Once inside, the preacher’s sermon about bouncing back from disappointment struck a chord. Then came the unexpected call from the pulpit:
“The preacher called me up and told me to sit down at the keyboard and put my hands on the keys ‘by faith.’ I was hesitant—but after all, I had nothing to lose.”
What happened next is the stuff of music folklore.
“When my hands touched the keys, they became very warm, and I began to play like Joe Sample or George Duke—right there in church. It was a miracle. No lessons—just instant awareness and divine download.”
That’s gospel, jazz, and miracle converging in real time.
“Since it was jazzy in nature, yet inspired in the church, I decided to call it ‘gospel jazz.’”
It’s a story so dramatic, so impossibly cinematic, that it almost sounds too good to be true. But then you hear him play—and it’s hard to argue.
Recording on a Shoestring
After his revelation, Tankard landed a job at a local music store, where he soaked up everything he could about multi-track reel-to-reel tape machines and early MIDI rigs.
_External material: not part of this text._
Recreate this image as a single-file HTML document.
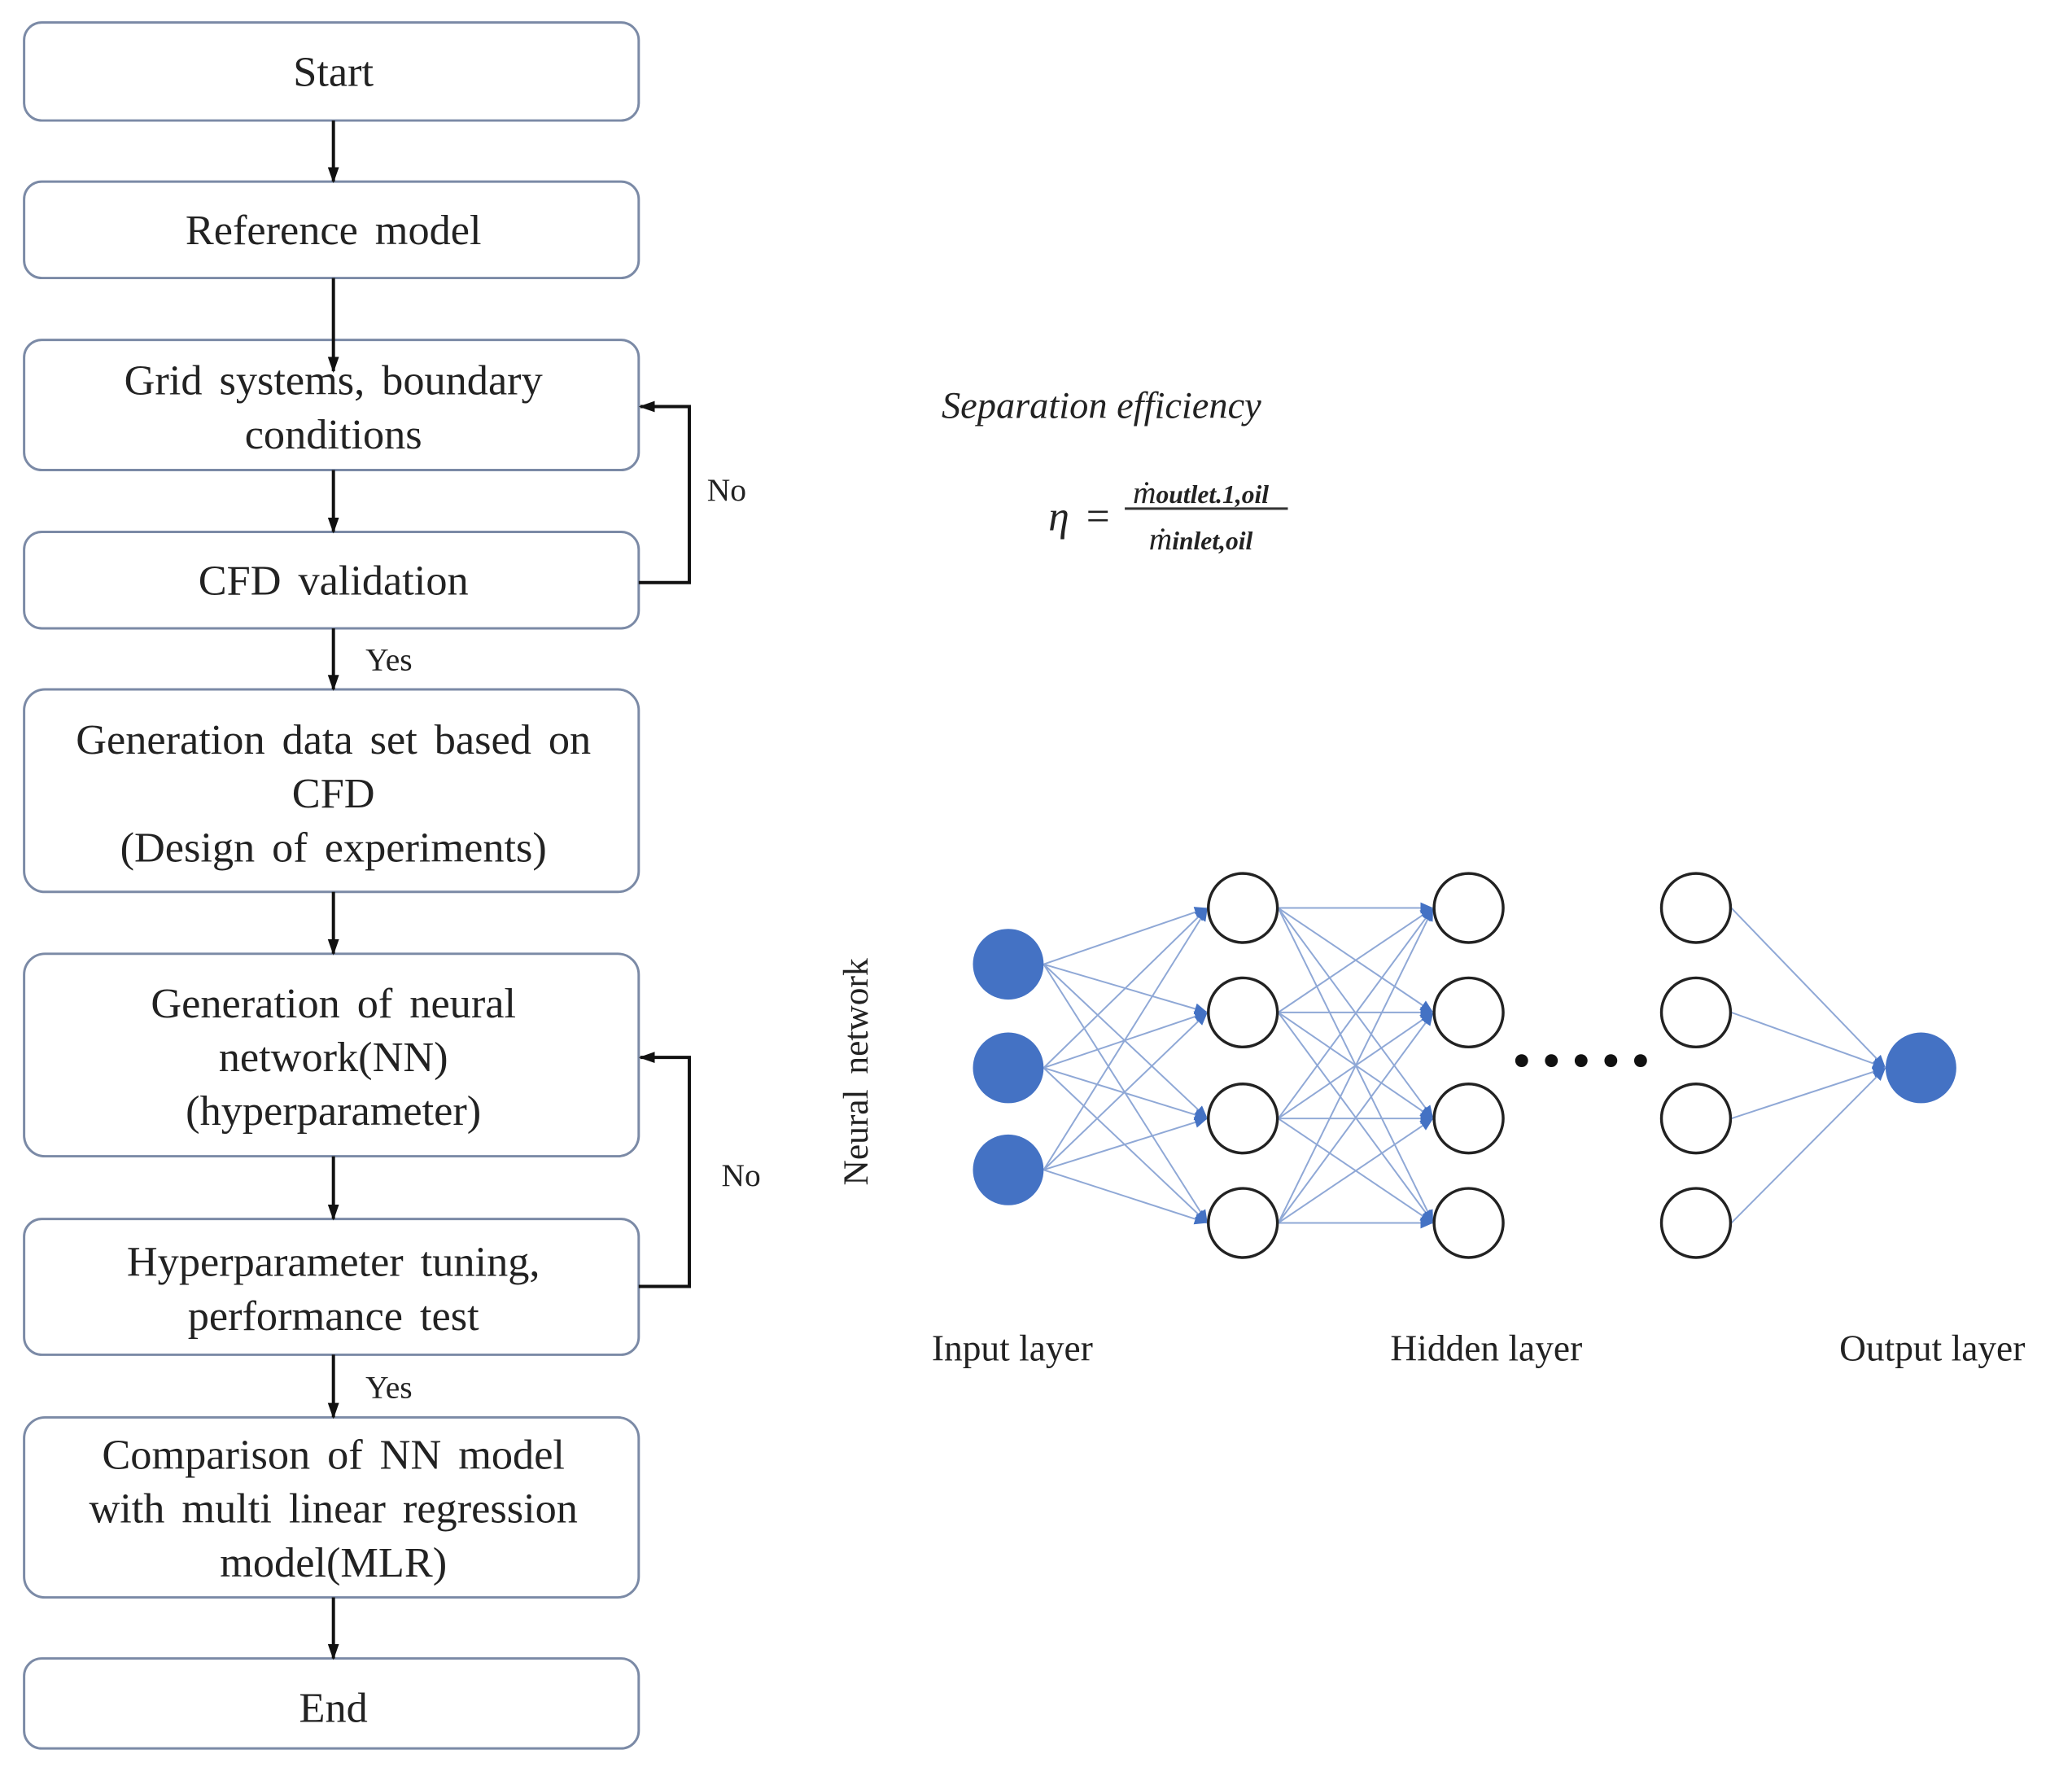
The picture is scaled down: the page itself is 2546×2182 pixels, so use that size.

Soon he was making demos for local artists and itching to record his own material.
“I couldn’t afford live musicians,” he says. “So I programmed the entire record myself on a keyboard—and called it All Keyed Up.”
Unlike the high-budget jazz-fusion productions of the era, Tankard’s sound was lean, quirky, and undeniably personal. He describes his musical process as a sort of spiritual transmission:
“Whenever I sat down to the piano and played, God would just add knowledge to my mind. The more I played, the more He sent.”
A Genre Meld, Peanut-Butter-Cup Style
Where many gospel artists might dabble in jazz for a track or two—or jazz players drop in a gospel-flavored piece—Tankard went all in, merging gospel’s melodic and spiritual core with jazz’s improvisational flow.
“I didn’t invent gospel or jazz,” he says. “I just merged them like peanut butter and chocolate—which became Reese’s Peanut Butter Cup!”
It’s a fusion that feels organic rather than forced. As he puts it:
“Jazz is the vehicle. Gospel is the passenger. My style of play is jazz…but my message is good news.”
All Keyed Up
“Eden Celebration” serves as the EP’s spiritual and sonic centerpiece. It opens with the gentle sounds of flowing water and a playful chorus of animal calls, before morphing into a pulsing, jazz-fusion-meets-electro-house groove. It’s simultaneously meditative and danceable—a track Tankard envisioned as “a soundtrack for deep thought, meditation, and change.”
The title track, “All Keyed Up,” begins spare and pensive, then bursts into a joyful storm of synth bass, funk riffs, and Don Blackman-esque piano runs. It’s a snapshot of Tankard’s fearless blending of genres—even if his studio gear was far humbler than that of his jazz-fusion heroes.
“Melodic Heaven,” meanwhile, pairs lo-fi synth textures and boogie-fied basslines with Tankard’s elegant piano flourishes.
And in Time Capsule fashion, this EP closes with a little contemporary magic.
The Time Capsule Touch
While the original All Keyed Up album is available on streaming platforms, the Time Capsule EP digs deeper—and adds something new to the story.
Our release features carefully selected cuts from the original album, plus a fresh reimagining of the title track. The Time Capsule Seaside Mix—crafted by Kay Suzuki & Pol Valls in 2019—transports Tankard’s piano-led jam straight onto the Balearic coast.
Expect slow Linn Drum beats, washed-out echoed snares, and a gentle tide of synth textures that ride in like a warm breeze. It’s an extended slice of Balearic bliss that might just convince you to swap your church pew for a deckchair.
This EP is almost sold out from our HQ. kind of washing away with the waves of time… we hope someone can still grab it by the beach.
If you’d like to dig deeper into Tankard’s unique place in the jazz-gospel continuum—and his unexpected connections to dance music—check these excellent features:
Tankard has since released over twenty albums, earned Grammy nominations, produced gospel stars like Yolanda Adams, become a motivational speaker, a fashion designer, a licensed pilot (often flying himself to gigs), and even starred in the reality TV series Thicker Than Water.
(I know…!)
But it all started here—in a humble home studio, with a man determined to turn personal salvation into a new sound.